▶ DATA PROVIDED:
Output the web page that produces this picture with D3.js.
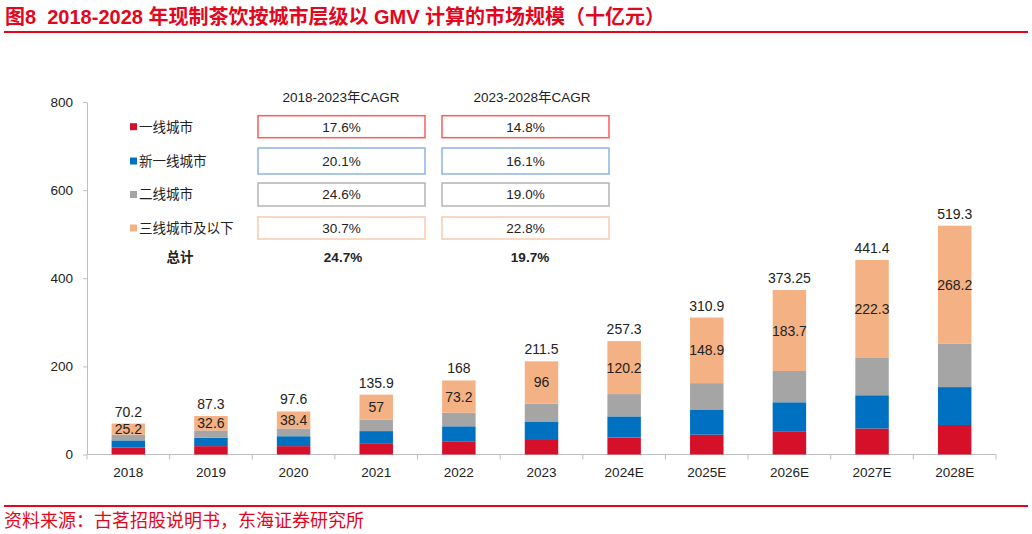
<!DOCTYPE html>
<html><head><meta charset="utf-8">
<script src="https://cdn.jsdelivr.net/npm/d3@7/dist/d3.min.js"></script>
<style>
html,body{margin:0;padding:0;background:#fff;}
svg{display:block;font-family:"Liberation Sans","Noto Sans CJK SC",sans-serif;}
</style></head>
<body><svg id="c" width="1032" height="534"></svg>
<script>
const categories = ['2018','2019','2020','2021','2022','2023','2024E','2025E','2026E','2027E','2028E'];
const tier1    = [16, 19, 19, 25.6, 30, 35, 38.5, 45, 51.5, 59, 67];
const newTier1 = [16, 19, 22.5, 27.5, 34, 40, 48, 56, 67, 75.5, 86];
const tier2    = [13, 16.7, 17.7, 25.8, 30.8, 40.5, 50.6, 61, 71.05, 84.6, 98.1];
const tier3    = [25.2, 32.6, 38.4, 57, 73.2, 96, 120.2, 148.9, 183.7, 222.3, 268.2];
const totals   = [70.2, 87.3, 97.6, 135.9, 168, 211.5, 257.3, 310.9, 373.25, 441.4, 519.3];
const seriesNames = ['一线城市','新一线城市','二线城市','三线城市及以下'];
const cagrHeaders = ['2018-2023年CAGR','2023-2028年CAGR'];
const cagr1823 = ['17.6%','20.1%','24.6%','30.7%'];
const cagr2328 = ['14.8%','16.1%','19.0%','22.8%'];
const cagrTotalLabel = '总计';
const cagrTotals = ['24.7%','19.7%'];
const yTicks = [0,200,400,600,800];

const colors = ['#d7102a','#0070c0','#a5a5a5','#f4b183'];
const boxColors = ['#ff5a5a','#8db4e2','#b4b4b4','#f8cbad'];
const red = '#e3061c';

const svg = d3.select('#c');
const cjk = '"Noto Sans CJK SC","Liberation Sans",sans-serif';
const latin = '"Liberation Sans","Noto Sans CJK SC",sans-serif';

// title
svg.append('text').attr('x',5).attr('y',24).attr('fill',red).style('white-space','pre')
  .attr('font-weight','bold').attr('font-size',20).attr('font-family',latin)
  .text('图8  2018-2028 年现制茶饮按城市层级以 GMV 计算的市场规模（十亿元）');
svg.append('line').attr('x1',4).attr('x2',1028).attr('y1',32).attr('y2',32).attr('stroke',red).attr('stroke-width',2);
svg.append('line').attr('x1',4).attr('x2',1028).attr('y1',506).attr('y2',506).attr('stroke',red).attr('stroke-width',2);
svg.append('text').attr('x',4).attr('y',527).attr('fill',red).attr('font-size',18).attr('font-family',cjk)
  .text('资料来源：古茗招股说明书，东海证券研究所');

const x = d3.scaleBand().domain(categories).range([87,996]).paddingInner(0.595).paddingOuter(0.2975);
const y = d3.scaleLinear().domain([0,800]).range([454.5,102]);

const rows = categories.map((c,i)=>({cat:c, s0:tier1[i], s1:newTier1[i], s2:tier2[i], s3:tier3[i]}));
const stacked = d3.stack().keys(['s0','s1','s2','s3'])(rows);

// axes
const yAxis = svg.append('g').attr('transform','translate(87,0)')
  .call(d3.axisLeft(y).tickValues(yTicks).tickSize(4).tickSizeOuter(0).tickPadding(10));
yAxis.select('.domain').attr('stroke','#bfbfbf');
yAxis.selectAll('line').attr('stroke','#bfbfbf');
yAxis.selectAll('text').attr('font-size',13.5).attr('fill','#222').attr('font-family',latin);

const bounds = categories.map(c=>x(c)-x.step()*x.paddingInner()/2).concat([996]);
const xAxis = svg.append('g').attr('transform','translate(0,454.5)');
xAxis.append('line').attr('x1',87).attr('x2',996).attr('stroke','#bfbfbf');
xAxis.selectAll('line.t').data(bounds).join('line').attr('class','t')
  .attr('x1',d=>d).attr('x2',d=>d).attr('y1',0).attr('y2',5).attr('stroke','#bfbfbf');
xAxis.selectAll('text').data(categories).join('text')
  .attr('x',d=>x(d)+x.bandwidth()/2).attr('y',22).attr('text-anchor','middle')
  .attr('font-size',13.5).attr('fill','#222').text(d=>d);

// bars
svg.append('g').selectAll('g').data(stacked).join('g').attr('fill',(d,i)=>colors[i])
  .selectAll('rect').data(d=>d).join('rect')
  .attr('x',d=>x(d.data.cat)).attr('width',x.bandwidth())
  .attr('y',d=>y(d[1])).attr('height',d=>y(d[0])-y(d[1]));

// inner labels (tier3)
const topLayer = stacked[3];
svg.append('g').selectAll('text').data(topLayer).join('text')
  .attr('x',d=>x(d.data.cat)+x.bandwidth()/2).attr('y',d=>(y(d[0])+y(d[1]))/2)
  .attr('dy','0.36em').attr('text-anchor','middle').attr('font-size',14).attr('fill','#222')
  .text((d,i)=>tier3[i]);
// totals
svg.append('g').selectAll('text').data(categories).join('text')
  .attr('x',d=>x(d)+x.bandwidth()/2).attr('y',(d,i)=>y(totals[i])-7)
  .attr('text-anchor','middle').attr('font-size',14).attr('fill','#222')
  .text((d,i)=>totals[i]);

// CAGR table
const rowY = [126.7,161,194.5,228];
const boxH = [22,26,23,22];
const colX = [[258,425],[442,609]];
const lg = svg.append('g');
cagrHeaders.forEach((h,j)=>{
  lg.append('text').attr('x',j===0?341:532).attr('y',97.5).attr('dy','0.36em').attr('text-anchor','middle')
    .attr('font-size',13.5).attr('font-family',latin).attr('fill','#222').text(h);
});
seriesNames.forEach((n,i)=>{
  lg.append('rect').attr('x',130).attr('y',rowY[i]-3.5).attr('width',7).attr('height',7).attr('fill',colors[i]);
  lg.append('text').attr('x',139).attr('y',rowY[i]).attr('dy','0.36em').attr('font-size',13.5)
    .attr('font-family',cjk).attr('fill','#222').text(n);
  [cagr1823,cagr2328].forEach((arr,j)=>{
    const [x0,x1]=colX[j];
    lg.append('rect').attr('x',x0).attr('y',rowY[i]-boxH[i]/2).attr('width',x1-x0).attr('height',boxH[i])
      .attr('fill','none').attr('stroke',boxColors[i]).attr('stroke-width',1.5);
    lg.append('text').attr('x',(x0+x1)/2).attr('y',rowY[i]).attr('dy','0.36em').attr('text-anchor','middle')
      .attr('font-size',13.5).attr('fill','#222').text(arr[i]);
  });
});
lg.append('text').attr('x',180).attr('y',257.5).attr('dy','0.36em').attr('text-anchor','middle')
  .attr('font-size',13.5).attr('font-weight','bold').attr('font-family',cjk).attr('fill','#222').text(cagrTotalLabel);
cagrTotals.forEach((t,j)=>{
  lg.append('text').attr('x',j===0?343:530).attr('y',257.5).attr('dy','0.36em').attr('text-anchor','middle')
    .attr('font-size',13.5).attr('font-weight','bold').attr('font-family',latin).attr('fill','#222').text(t);
});
</script></body></html>
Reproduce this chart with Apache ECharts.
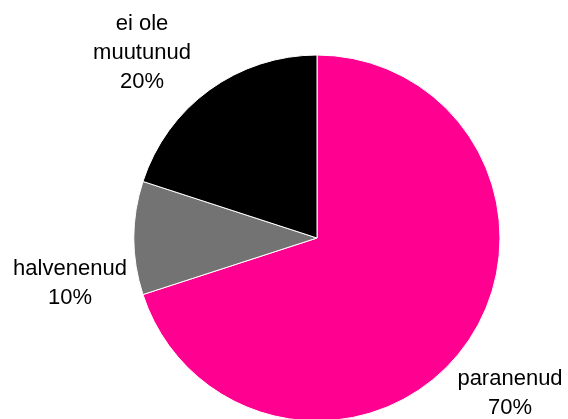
<!DOCTYPE html>
<html>
<head>
<meta charset="utf-8">
<script src="https://cdn.jsdelivr.net/npm/echarts@6/dist/echarts.min.js"></script>
<style>html,body{margin:0;padding:0;background:#fff}#c{width:568px;height:419px}</style>
</head>
<body>
<div id="c"></div>
<script>
const categories = ['paranenud', 'halvenenud', 'ei ole\nmuutunud'];
const values = [70, 10, 20];
const colors = ['#FF0090', '#737373', '#000000'];
const labelPos = [[510, 393], [70, 283], [142, 53]];

const chart = echarts.init(document.getElementById('c'), null, {renderer: 'canvas'});
chart.setOption({
  animation: false,
  backgroundColor: '#ffffff',
  series: [{
    type: 'pie',
    center: [317, 238],
    radius: [0, 183],
    startAngle: 90,
    clockwise: true,
    avoidLabelOverlap: false,
    itemStyle: {borderColor: '#ffffff', borderWidth: 1},
    label: {
      show: true,
      position: 'outside',
      formatter: '{b}\n{d}%',
      fontFamily: 'Liberation Sans, Arial, sans-serif',
      fontSize: 22,
      lineHeight: 29,
      color: '#000000',
      align: 'center'
    },
    labelLine: {show: false},
    labelLayout: function (params) {
      const p = labelPos[params.dataIndex];
      return {x: p[0], y: p[1], align: 'center', verticalAlign: 'middle'};
    },
    emphasis: {disabled: true},
    data: categories.map((n, i) => ({name: n, value: values[i], itemStyle: {color: colors[i]}}))
  }]
});
</script>
</body>
</html>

▶ PROBLEM STATEMENT: In the listing above, find the line containing "Reproduce this chart with Apache ECharts." and the line containing "const labelPos = [[510, 393], [70, 283], [142, 53]];", then output those two lines and everything between them exactly as written, without the images.

▶ RESPONSE:
Reproduce this chart with Apache ECharts.
<!DOCTYPE html>
<html>
<head>
<meta charset="utf-8">
<script src="https://cdn.jsdelivr.net/npm/echarts@6/dist/echarts.min.js"></script>
<style>html,body{margin:0;padding:0;background:#fff}#c{width:568px;height:419px}</style>
</head>
<body>
<div id="c"></div>
<script>
const categories = ['paranenud', 'halvenenud', 'ei ole\nmuutunud'];
const values = [70, 10, 20];
const colors = ['#FF0090', '#737373', '#000000'];
const labelPos = [[510, 393], [70, 283], [142, 53]];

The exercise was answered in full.